Remedy: The Federal Trade Commission (FTC) or the Department of Justice (DOJ) could enforce actions to ensure that the health plan provides necessary information to enable fair competition.
Abuse of Market Power:
Violation: If the health plan's refusal to share information constitutes an abuse of its dominant market position, it could be seen as an attempt to monopolize the market, violating Section 2 of the Sherman Act.
Remedy: Legal action to prevent the health plan from using its market power to control competition, ensuring that all providers have access to necessary information for risk analysis.
Prevention Options
Seek Legal Counsel
Providers should consult with antitrust legal experts to assess the potential for legal action. An experienced attorney can evaluate the specific facts and determine whether a health plan's actions constitute an antitrust violation.
File a Complaint
If there is sufficient evidence of antitrust violation, providers may consider filing a complaint with the Federal Trade Commission (FTC) or the Department of Justice (DOJ) Antitrust Division. This can initiate an investigation into a health plan's practices.
Document Concerns
Providers should document all interactions and communications with the Healthplan, particularly instances where information was requested and denied. Detailed records can support a potential legal case.
Collaborate with Unions and Regulators
Engage public employee unions and state health regulators to advocate for greater transparency and fairness in VBP contracts.

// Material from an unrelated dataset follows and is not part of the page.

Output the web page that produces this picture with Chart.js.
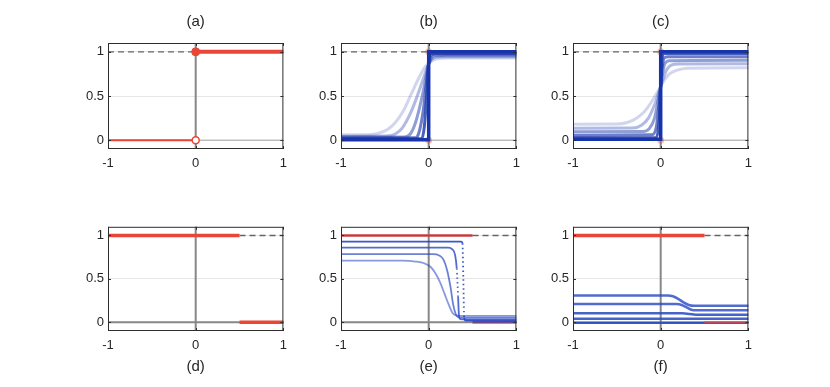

Collective action can amplify concerns and push for regulatory intervention.
Advocate for Legislative Change
Work with legislators to draft and support laws which mandate transparency of VBP contracts, especially those funded by taxpayer dollars. Proposed legislation could require Healthplans to disclose the information necessary for effective risk-sharing.
DISCLAIMER and PURPOSE: This discussion document is intended for training, education, or research purposes. The information contained herein is based on the data and perspectives available at the time of writing. It is subject to revision as new information and viewpoints emerge.